Template: 4-Bit Binary Counter
Template: Template: 4-Bit Binary Counter - Interactive 4-bit binary counter with visual output lights. Learn binary counting sequences and clock-driven operation. Count from 0 to 15 in binary.
Lo que aprenderás
- Build a 4-bit counter that increments by 1 each clock edge.
- Cycle through 16 states from 0000 to 1111 then wrap.
- Distinguish synchronous (all bits clock together) from asynchronous (ripple) counters.
- Recognize that bit i toggles when all lower bits are 1.

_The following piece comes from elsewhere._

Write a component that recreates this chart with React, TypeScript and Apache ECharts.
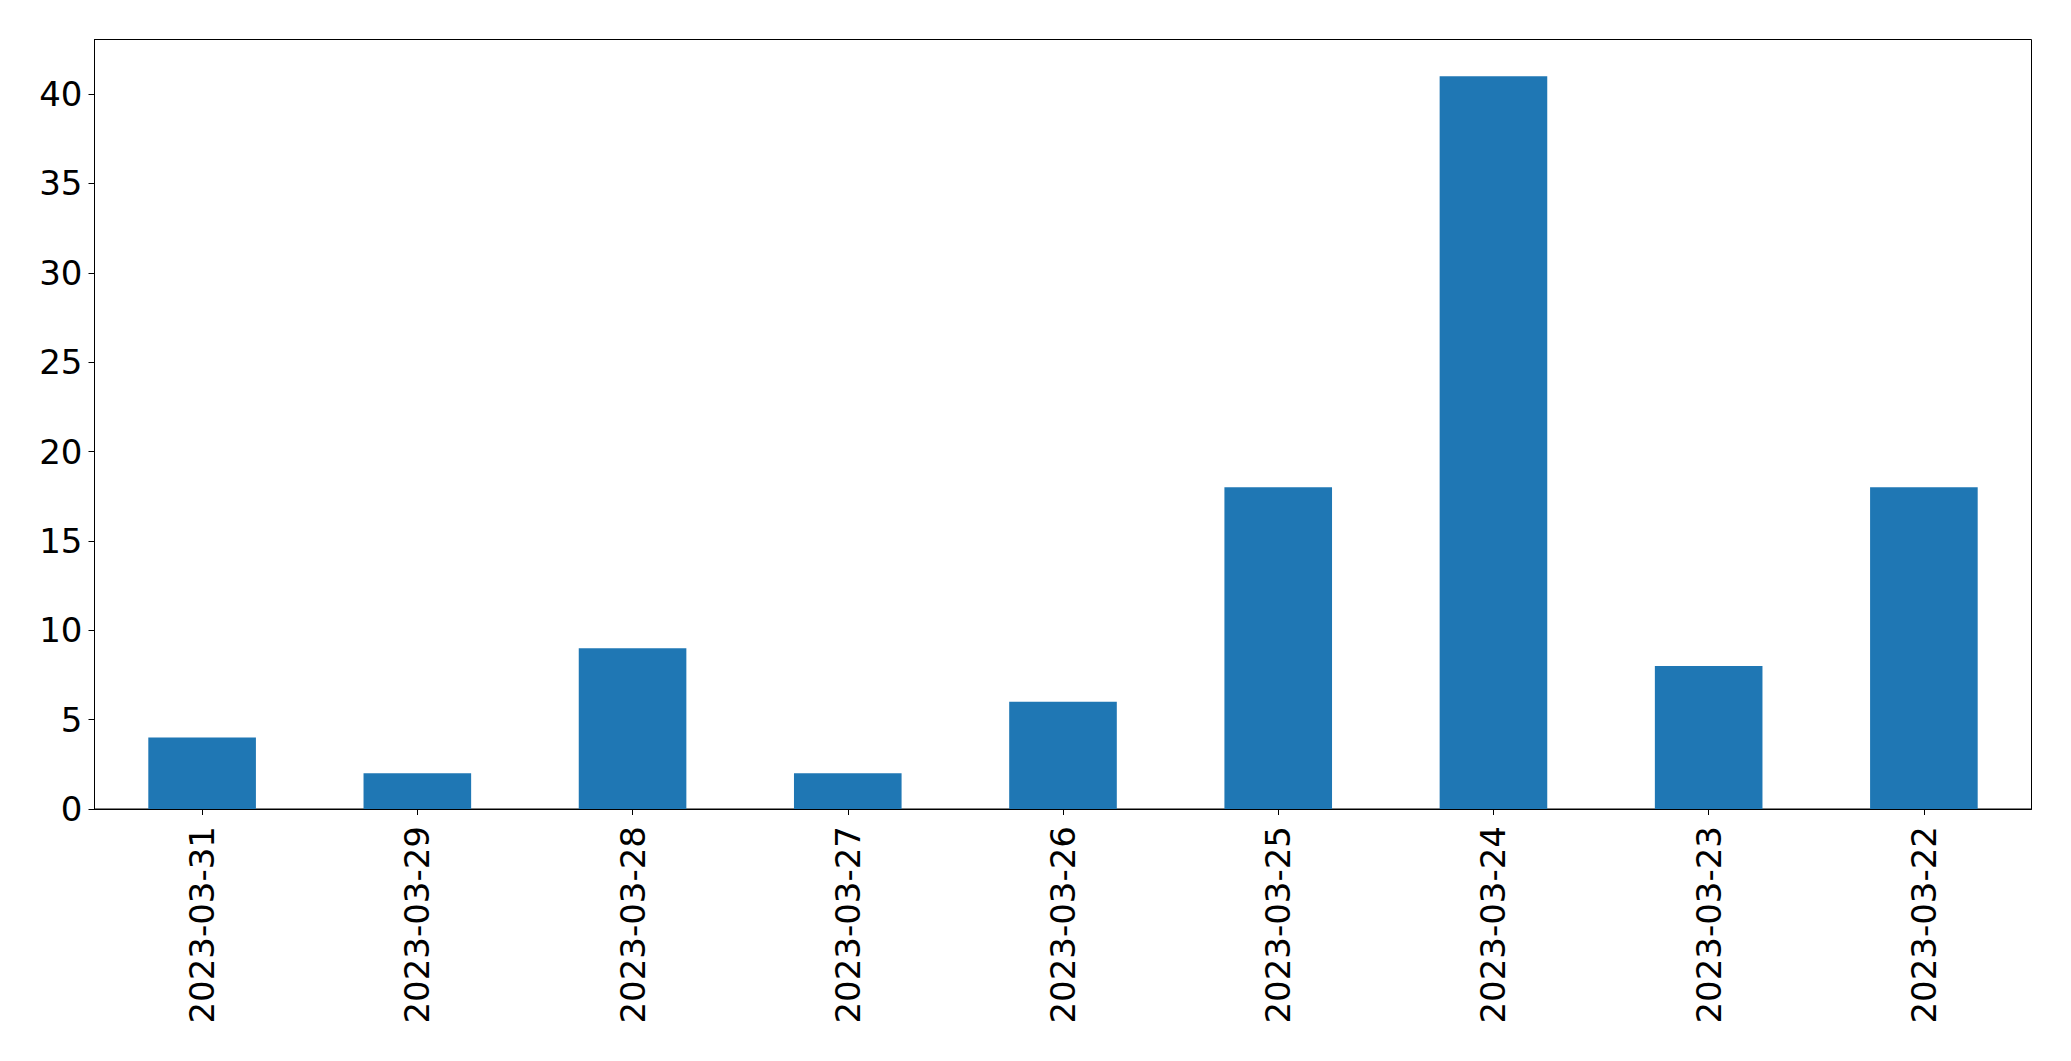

- Apply 4-bit counters to timers, address generators, and frequency dividers.
Cómo funciona
A 4-bit binary counter counts clock pulses through values 0 to 15, incrementing by 1 each clock edge, then wrapping back to 0. The four flip-flops together hold the count; each new clock edge drives an adder (or toggle logic) that produces count+1.

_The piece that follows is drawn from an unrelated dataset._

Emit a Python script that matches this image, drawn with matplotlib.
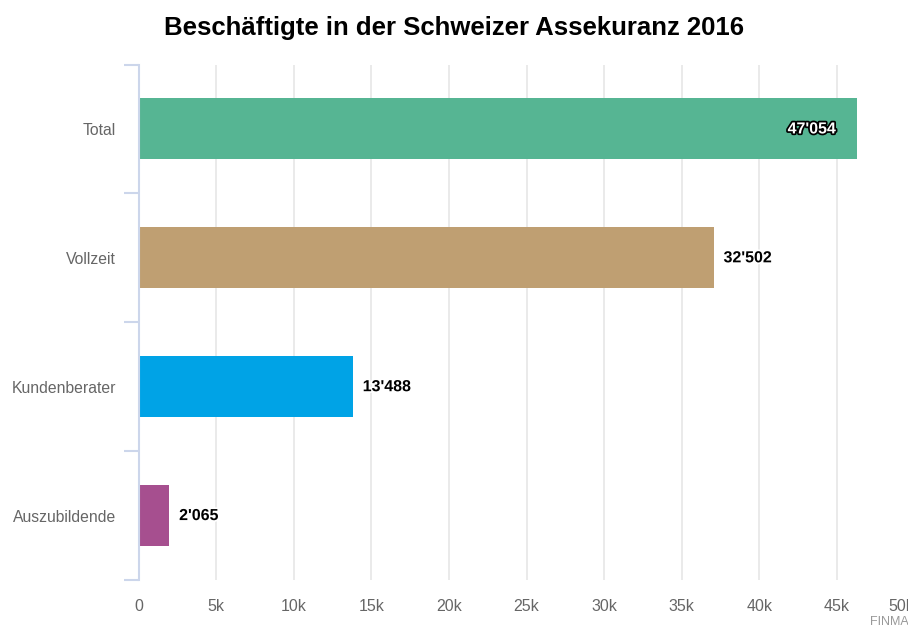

In the synchronous form, all four flip-flops share the same clock — every bit updates simultaneously. The next-state logic for each bit i is: bit i toggles when all lower bits are 1 (i.e., AND of bits 0..i-1). This is the binary increment pattern.
In the asynchronous (ripple) form, each bit's toggle is clocked by the bit below it — simpler wiring but staggered timing.
The counter sequence: 0000 → 0001 → 0010 → ... → 1110 → 1111 → 0000 (wrap). One full cycle of bit 3 takes 16 clock pulses.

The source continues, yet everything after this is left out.